» **Recorded data**
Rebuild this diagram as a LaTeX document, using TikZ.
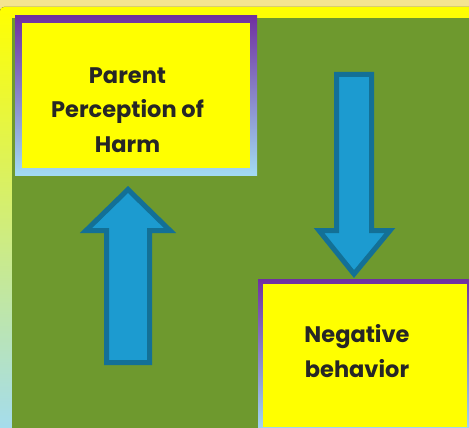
\documentclass[tikz,border=0pt]{standalone}
\usepackage{fontspec}
\setmainfont{Poppins}
\definecolor{paleband}{HTML}{F4E490}
\definecolor{boxyellow}{HTML}{FFFF00}
\definecolor{fieldgreen}{HTML}{6E992E}
\definecolor{rimpurple}{HTML}{7030A0}
\definecolor{rimblue}{HTML}{A2DBF3}
\definecolor{arrowfill}{HTML}{1C9BD0}
\definecolor{arrowline}{HTML}{137096}
\definecolor{inkgray}{HTML}{262626}
\tikzset{
	framebox/.style={rectangle,inner sep=0pt,top color=rimpurple,bottom color=rimblue,
		path picture={\fill[boxyellow] ([shift={(#1,-#1)}]path picture bounding box.north west)
			rectangle ([shift={(-#1,#1)}]path picture bounding box.south east);}},
	caption/.style={align=center,inner sep=0pt,text=inkgray,font=\bfseries\fontsize{22.5}{34.5}\selectfont},
	blockarrow/.style={fill=arrowfill,draw=arrowline,line width=5pt,line join=miter}
}
\begin{document}
\begin{tikzpicture}[x=1pt,y=-1pt]
		\useasboundingbox (0,0) rectangle (469,428);
		\clip (0,0) rectangle (469,428);
		% backdrop
		\fill[paleband] (0,0) rectangle (469,428);
		\fill[rounded corners=4pt,top color=boxyellow,bottom color=rimblue] (0,7) rectangle (480,440);
		\fill[fieldgreen] (12,18) rectangle (469,428);
		% the two boxes
		\node[framebox=7pt,minimum width=242pt,minimum height=159pt] (harmbox) at (136,95.5) {};
		\node[caption] (harm) at ([shift={(-8.5pt,-14.5pt)}]harmbox.center) {Parent\\Perception of\\Harm};
		\node[framebox=5pt,minimum width=214pt,minimum height=153pt] (behavbox) at (365,355.5) {};
		\node[caption] (behav) at ([shift={(-8pt,4.5pt)}]behavbox.center) {Negative\\behavior};
		% arrows
		\draw[blockarrow] (106.5,362.5) -- (106.5,230.5) -- (86,230.5) -- (128,189.5) -- (170,230.5) -- (149.5,230.5) -- (149.5,362.5) -- cycle;
		\draw[blockarrow] (336.5,74.5) -- (371.5,74.5) -- (371.5,230.5) -- (390,230.5) -- (354,274) -- (319,230.5) -- (336.5,230.5) -- cycle;
\end{tikzpicture}
\end{document}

» **Work to be completed**
In your copy, leave out the pictures and reproduce the material above exactly.

» **Answer to the exercise**
Rebuild this diagram as a LaTeX document, using TikZ.
\documentclass[tikz,border=0pt]{standalone}
\usepackage{fontspec}
\setmainfont{Poppins}
\definecolor{paleband}{HTML}{F4E490}
\definecolor{boxyellow}{HTML}{FFFF00}
\definecolor{fieldgreen}{HTML}{6E992E}
\definecolor{rimpurple}{HTML}{7030A0}
\definecolor{rimblue}{HTML}{A2DBF3}
\definecolor{arrowfill}{HTML}{1C9BD0}
\definecolor{arrowline}{HTML}{137096}
\definecolor{inkgray}{HTML}{262626}
\tikzset{
	framebox/.style={rectangle,inner sep=0pt,top color=rimpurple,bottom color=rimblue,
		path picture={\fill[boxyellow] ([shift={(#1,-#1)}]path picture bounding box.north west)
			rectangle ([shift={(-#1,#1)}]path picture bounding box.south east);}},
	caption/.style={align=center,inner sep=0pt,text=inkgray,font=\bfseries\fontsize{22.5}{34.5}\selectfont},
	blockarrow/.style={fill=arrowfill,draw=arrowline,line width=5pt,line join=miter}
}
\begin{document}
\begin{tikzpicture}[x=1pt,y=-1pt]
		\useasboundingbox (0,0) rectangle (469,428);
		\clip (0,0) rectangle (469,428);
		% backdrop
		\fill[paleband] (0,0) rectangle (469,428);
		\fill[rounded corners=4pt,top color=boxyellow,bottom color=rimblue] (0,7) rectangle (480,440);
		\fill[fieldgreen] (12,18) rectangle (469,428);
		% the two boxes
		\node[framebox=7pt,minimum width=242pt,minimum height=159pt] (harmbox) at (136,95.5) {};
		\node[caption] (harm) at ([shift={(-8.5pt,-14.5pt)}]harmbox.center) {Parent\\Perception of\\Harm};
		\node[framebox=5pt,minimum width=214pt,minimum height=153pt] (behavbox) at (365,355.5) {};
		\node[caption] (behav) at ([shift={(-8pt,4.5pt)}]behavbox.center) {Negative\\behavior};
		% arrows
		\draw[blockarrow] (106.5,362.5) -- (106.5,230.5) -- (86,230.5) -- (128,189.5) -- (170,230.5) -- (149.5,230.5) -- (149.5,362.5) -- cycle;
		\draw[blockarrow] (336.5,74.5) -- (371.5,74.5) -- (371.5,230.5) -- (390,230.5) -- (354,274) -- (319,230.5) -- (336.5,230.5) -- cycle;
\end{tikzpicture}
\end{document}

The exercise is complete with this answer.